Friday, July 30, 2010

ICU, Police clash at Castle




Posted on: www.dailyguideghana.com

By William Yaw Owusu

Friday July 30, 2010
What started as a peaceful demonstration by the Industrial and Commercial Workers’ Union (ICU) to protest against ‘killer’ utility tariffs almost turned ‘bloody’ when the police tried to stop the demonstrators from joining the leadership of the ICU at the Castle, Osu.

Some ICU executives, led by the Acting General Secretary Gilbert Awinongya, had gone to the Castle to present their petition to President J.E.A Mills to force the Public Utilities Regulatory Commission (PURC) to review the outrageous utility tariffs. The demonstrators decided to move to the Castle to join their leaders when the latter kept too long at the seat of government.

They had converged on the Independence Square as agreed upon with the police after embarking on a 45-minute march amid singing and dancing from the TUC Headquarters through to the Old Parliament House, Cocoa Affairs Court, Ministries Police Station and then to the parade grounds to await the outcome of the meeting of their executives with the President.

After about an hour of standing under the sun, they became ‘charged’ and started marching towards the Castle.

Some had alleged that if they did not go to the Castle their leaders could be ‘tipped’ by the government while others said once other demonstrators had always gone to the Castle they also had the right to be there.

The about 70 policemen on duty who were partially armed had it tough controlling the demonstrators who at that time were becoming very loud.

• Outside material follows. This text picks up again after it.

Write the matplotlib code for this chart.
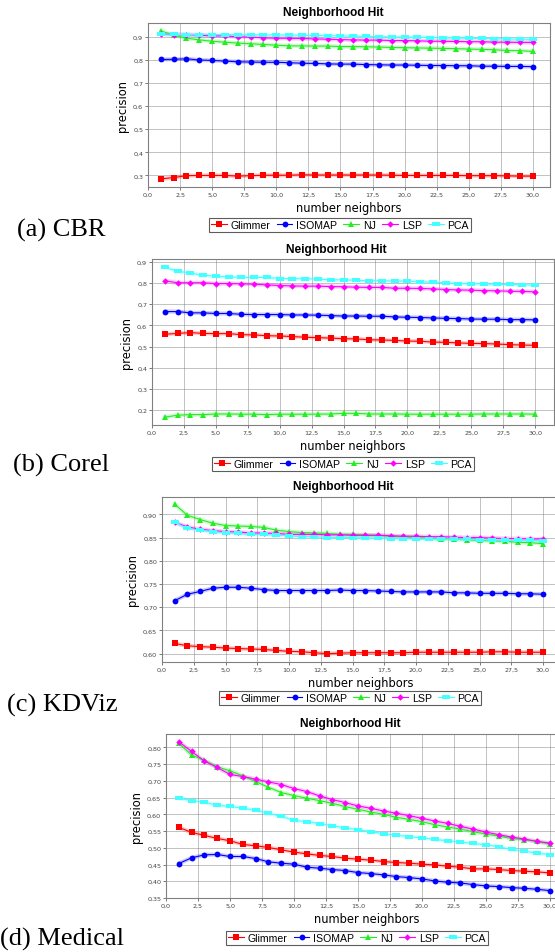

They started moving towards the Castle crossroads but were fiercely prevented by the police and some National Security operatives when they were about 50 meters to the crossroad where another batch of policemen ostensibly from the Castle who were heavily armed had taken position.

The incident created heavy vehicular and human traffic on the Tema Station-Osu stretch of the Accra-Tema road.

The police then called for re-inforcement and within a period of 35 minutes, heavily armed policemen wielding different riot control equipment, started arriving from the various divisions in the region.

The police after the re-inforcement managed to overpower the demonstrators and pushed them back to the parade grounds where out of frustration, most of the demonstrators left in their buses without waiting for their leaders to return from the Castle to brief them.

The professionalism with which the police handled the situation ensured that not a single bullet was fired or teargas canisters fired either.

The few that remained were carefully monitored by the police until the ICU leaders returned to the Castle to brief them on what had transpired.

Mr. Awinongya told them that they were met on arrival at the Castle by a Deputy Chief of Staff Ms. Valerie Sawyer and Samuel Okudzeto-Ablakwa, a deputy Minister of Information and during the interaction Ms. Sawyer had said the government had assumed that organized labour involved only the Ghana Trades’ Union Congress (GTUC).

“She apologised to us and promised that the government was going to look into our petition.”

Mr. Awinongya also said “we were assured that the government was going to ask the PURC to rethink the increases in tariffs. At least, we have been able to demonstrate the ICU spirit and we also thank the government for receiving us.”

Before embarking on the demonstration, Mr. Awinongya had addressed the members at the forecourt of the TUC saying “what we are doing should not be politicised.

The ICU has never been engaged in any arrangement to discuss tariffs. The high tariffs are threatening our sources of livelihood. It is killing local industries.”

“We cannot be talking about job creation when we are laying off workers, when local industries are dying. When you kill the private sector you kill all Ghanaians.”

Mr. Freeman Kumashie, Deputy Regional Operations Commander who was among the police officers ensuring a peaceful demonstration, initially commended the demonstrators for comporting themselves and following instructions but later said “I did not know what motivated them to cause confusion. All the same, nothing untoward happened.”

There were several placards condemning the government and the PURC for bringing hardship to Ghanaian workers.